Piece by piece, Wayne Van De Graaff sought out the essential elements to create Carnivàle Lune Bleue. He is adamant that every aspect of the event be as authentic as possible, "We have a spectacular 1938 Allen Herschell three-abreast wooden carousel and the first ever Big Top used by Cirque du Soleil," he explains. "Every tent on the grounds is an authentic recreation of the canvas tents not used or seen since the 1940s."

History of traveling carnivals
Throughout the late 19th Century up to the middle of the 20th century, North America enjoyed the entertainment of traveling carnivals. These carnivals featured circus-style performances, vaudeville or burlesque shows, games of skill and chance, freak shows, sideshows, fortune tellers, and rides such as the carousel and Ferris wheel. Carnivals became particularly popular during the depression years, sometimes known as the "Dirty Thirties," and by 1937 it is estimated that more than 300 carnivals were touring North America.

The carnival would seemingly "blow" unpredictably into town, setting up in empty farmland on the edge of a community and transforming the field into an ocean of colourful tents and banners overnight. Without warning, after several weeks, the carnies would tear down and pack up, heading back to the sawdust trail to seek out their next location.

Attractions

Carnivàle Lune Bleue 2008 and 2009 lineup featured the following main attractions:

Big Top main event ft. Cirque Maroc
The main event is the Cirque Maroc performance in the Vintage Big Top canvas tent. This show features internationally trained circus artists and former Cirque du Soleil trained performers in a 70-minute showcase of acrobatics, trapeze, contortionism, juggling, aerial rope and other such feats inspired by Depression-era circus, cabaret, burlesque and vaudeville shows.
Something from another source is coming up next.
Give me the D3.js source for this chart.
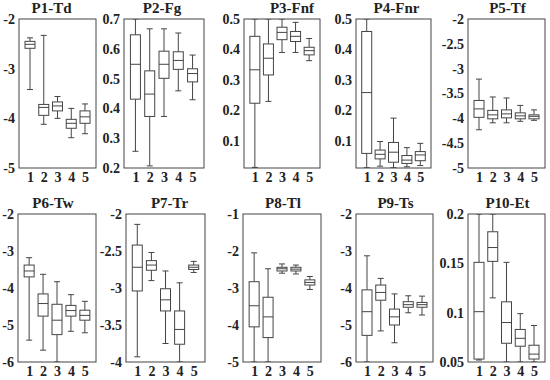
<!DOCTYPE html>
<html>
<head>
<meta charset="utf-8">
<script src="https://cdn.jsdelivr.net/npm/d3@7"></script>
<style>
  body { margin: 0; background: #fff; }
  svg { display: block; }
  .tick text { font-family: "Times New Roman", "Liberation Serif", Tinos, serif; font-weight: bold; font-size: 14px; fill: #222; }
  .title { font-family: "Times New Roman", "Liberation Serif", Tinos, serif; font-weight: bold; font-size: 15px; fill: #222; }
</style>
</head>
<body>
<svg id="chart"></svg>
<script>
// groups on the x axis
let groups = ['1', '2', '3', '4', '5']

// panel titles
let titles = ['P1-Td', 'P2-Fg', 'P3-Fnf', 'P4-Fnr', 'P5-Tf',
              'P6-Tw', 'P7-Tr', 'P8-Tl', 'P9-Ts', 'P10-Et']

// y ranges and tick labels
let yDomains = [[-5, -2], [0.2, 0.7], [0.01, 0.5], [0.01, 0.5], [-5, -2],
                [-6, -2], [-4, -2], [-5, -1], [-6, -2], [0.05, 0.2]]
let yTicks = [
  [-2, -3, -4, -5],
  [0.2, 0.3, 0.4, 0.5, 0.6, 0.7],
  [0.1, 0.2, 0.3, 0.4, 0.5],
  [0.1, 0.2, 0.3, 0.4, 0.5],
  [-2, -2.5, -3, -3.5, -4, -4.5, -5],
  [-2, -3, -4, -5, -6],
  [-2, -2.5, -3, -3.5, -4],
  [-1, -2, -3, -4, -5],
  [-2, -3, -4, -5, -6],
  [0.05, 0.1, 0.15, 0.2]
]

// box stats per group: [low whisker, q1, median, q3, high whisker]
let p1 = [[-3.42, -2.59, -2.51, -2.45, -2.38], [-4.12, -3.94, -3.78, -3.72, -2.33],
          [-4.00, -3.85, -3.75, -3.67, -3.56], [-4.39, -4.20, -4.10, -4.02, -3.80],
          [-4.31, -4.10, -3.97, -3.85, -3.71]]
let p2 = [[0.256, 0.431, 0.548, 0.647, 0.70], [0.207, 0.373, 0.448, 0.526, 0.667],
          [0.373, 0.501, 0.548, 0.592, 0.667], [0.459, 0.531, 0.561, 0.590, 0.653],
          [0.429, 0.489, 0.517, 0.533, 0.579]]
let p3 = [[0.012, 0.223, 0.333, 0.443, 0.50], [0.229, 0.316, 0.371, 0.418, 0.50],
          [0.390, 0.432, 0.456, 0.473, 0.50], [0.390, 0.426, 0.443, 0.459, 0.489],
          [0.363, 0.382, 0.396, 0.407, 0.436]]
let p4 = [[0.011, 0.058, 0.258, 0.459, 0.50], [0.016, 0.040, 0.055, 0.069, 0.097],
          [0.011, 0.029, 0.062, 0.094, 0.174], [0.014, 0.025, 0.036, 0.051, 0.077],
          [0.018, 0.034, 0.053, 0.064, 0.091]]
let p5 = [[-4.23, -3.98, -3.81, -3.64, -3.21], [-4.09, -4.01, -3.93, -3.84, -3.57],
          [-4.09, -3.99, -3.91, -3.83, -3.59], [-4.06, -4.01, -3.95, -3.89, -3.74],
          [-4.04, -4.01, -3.96, -3.93, -3.83]]
let p6 = [[-5.41, -3.70, -3.54, -3.38, -3.18], [-5.68, -4.76, -4.42, -4.16, -3.63],
          [-6.00, -5.26, -4.87, -4.44, -3.83], [-5.17, -4.76, -4.61, -4.47, -4.18],
          [-5.21, -4.87, -4.74, -4.60, -4.36]]
let p7 = [[-3.93, -3.04, -2.72, -2.42, -2.14], [-2.90, -2.76, -2.69, -2.63, -2.52],
          [-3.75, -3.31, -3.16, -3.01, -2.77], [-4.00, -3.76, -3.56, -3.31, -2.93],
          [-2.79, -2.75, -2.72, -2.69, -2.64]]
let p8 = [[-5.00, -4.05, -3.48, -2.83, -2.05], [-5.00, -4.34, -3.78, -3.25, -2.48],
          [-2.60, -2.54, -2.48, -2.44, -2.35], [-2.62, -2.54, -2.49, -2.44, -2.38],
          [-3.04, -2.92, -2.85, -2.78, -2.69]]
let p9 = [[-6.00, -5.28, -4.64, -4.05, -3.13], [-5.16, -4.33, -4.12, -3.92, -3.74],
          [-5.48, -5.00, -4.78, -4.57, -4.16], [-4.67, -4.52, -4.45, -4.37, -4.21],
          [-4.73, -4.52, -4.45, -4.39, -4.22]]
let p10 = [[0.052, 0.053, 0.101, 0.151, 0.20], [0.115, 0.152, 0.166, 0.182, 0.20],
           [0.050, 0.069, 0.090, 0.111, 0.151], [0.050, 0.066, 0.074, 0.083, 0.099],
           [0.050, 0.053, 0.058, 0.067, 0.087]]

let stats = [p1, p2, p3, p4, p5, p6, p7, p8, p9, p10]

let width = 550
let height = 380

// frame edges of each panel (left, right) and rows (top, bottom)
let frameX = [[19, 96], [124, 204], [244, 320], [356, 431], [468, 545],
              [18, 96], [126, 205], [243, 321], [356, 433], [468, 545]]
let frameY = [[19, 168], [214, 362]]
let titleDx = [-6, -2, 10, 3, 1, -4, 4, 1, 1, 1]

let boxW = 10
let capW = 6
let ink = '#444'

let svg = d3.select('#chart')
            .attr('width', width)
            .attr('height', height)

let drawPanel = (i) => {
  let [x0, x1] = frameX[i]
  let [y0, y1] = frameY[Math.floor(i / 5)]
  let w = x1 - x0
  let h = y1 - y0

  let xScale = d3.scalePoint()
                 .domain(groups)
                 .range([0, w])
                 .padding(0.8)
  let yScale = d3.scaleLinear()
                 .domain(yDomains[i])
                 .range([h, 0])

  let g = svg.append('g')
             .attr('transform', 'translate(' + x0 + ',' + y0 + ')')

  let clip = 'clip' + i
  g.append('clipPath').attr('id', clip)
   .append('rect').attr('width', w).attr('height', h)

  let boxes = g.append('g')
               .attr('clip-path', 'url(#' + clip + ')')
               .selectAll('g')
               .data(stats[i])
               .enter()
               .append('g')
               .attr('transform', (d, j) => 'translate(' + xScale(groups[j]) + ',0)')
               .attr('stroke', ink)
               .attr('stroke-width', 1)
               .attr('fill', 'none')

  // whiskers
  boxes.append('line')
       .attr('y1', (d) => yScale(d[0]))
       .attr('y2', (d) => yScale(d[1]))
  boxes.append('line')
       .attr('y1', (d) => yScale(d[3]))
       .attr('y2', (d) => yScale(d[4]))
  // caps
  boxes.append('line')
       .attr('x1', -capW / 2).attr('x2', capW / 2)
       .attr('y1', (d) => yScale(d[0])).attr('y2', (d) => yScale(d[0]))
  boxes.append('line')
       .attr('x1', -capW / 2).attr('x2', capW / 2)
       .attr('y1', (d) => yScale(d[4])).attr('y2', (d) => yScale(d[4]))
  // box
  boxes.append('rect')
       .attr('x', -boxW / 2)
       .attr('width', boxW)
       .attr('y', (d) => yScale(d[3]))
       .attr('height', (d) => yScale(d[1]) - yScale(d[3]))
       .attr('fill', '#fff')
  // median
  boxes.append('line')
       .attr('x1', -boxW / 2).attr('x2', boxW / 2)
       .attr('y1', (d) => yScale(d[2])).attr('y2', (d) => yScale(d[2]))

  let yAxis = d3.axisLeft(yScale)
                .tickValues(yTicks[i])
                .tickSize(0)
                .tickPadding(4)
                .tickFormat((d) => String(d))
  let xAxis = d3.axisBottom(xScale)
                .tickSize(0)
                .tickPadding(4)

  g.append('g').call(yAxis).call((a) => a.select('.domain').remove())
  g.append('g')
   .attr('transform', 'translate(0,' + h + ')')
   .call(xAxis)
   .call((a) => a.select('.domain').remove())

  g.append('rect')
   .attr('width', w)
   .attr('height', h)
   .attr('fill', 'none')
   .attr('stroke', ink)
   .attr('stroke-width', 1)

  g.append('text')
   .attr('class', 'title')
   .attr('x', w / 2 + titleDx[i])
   .attr('y', -6)
   .attr('text-anchor', 'middle')
   .text(titles[i])
}

for (let i = 0; i < titles.length; i++) {
  drawPanel(i)
}
</script>
</body>
</html>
The Big Top used for the Cirque Maroc performance is in itself a piece of circus history in that it was the first tent ever used by Cirque du Soleil

Cirque Maroc is produced specifically for Carnivàle Lune Bleue by Production Éclats de Rire (Artistic Directors and Administrators: Nicolette Hazewinkel & Rodrigue Tremblay; Production Manager: Gilles Renaud; Director: Pierre Potvin).

Ten-in-One freak show ft. Carnival Diablo
An homage to the freak shows of the original traveling circuses, the Ten-in-One show features acts such as fire-eating, sword swallowing, and the human dartboard. The freak show also involves a guillotine and an electric chair, an act that leaves audiences with "clasped hands over gaping mouths and (holding) their collective breath in awe."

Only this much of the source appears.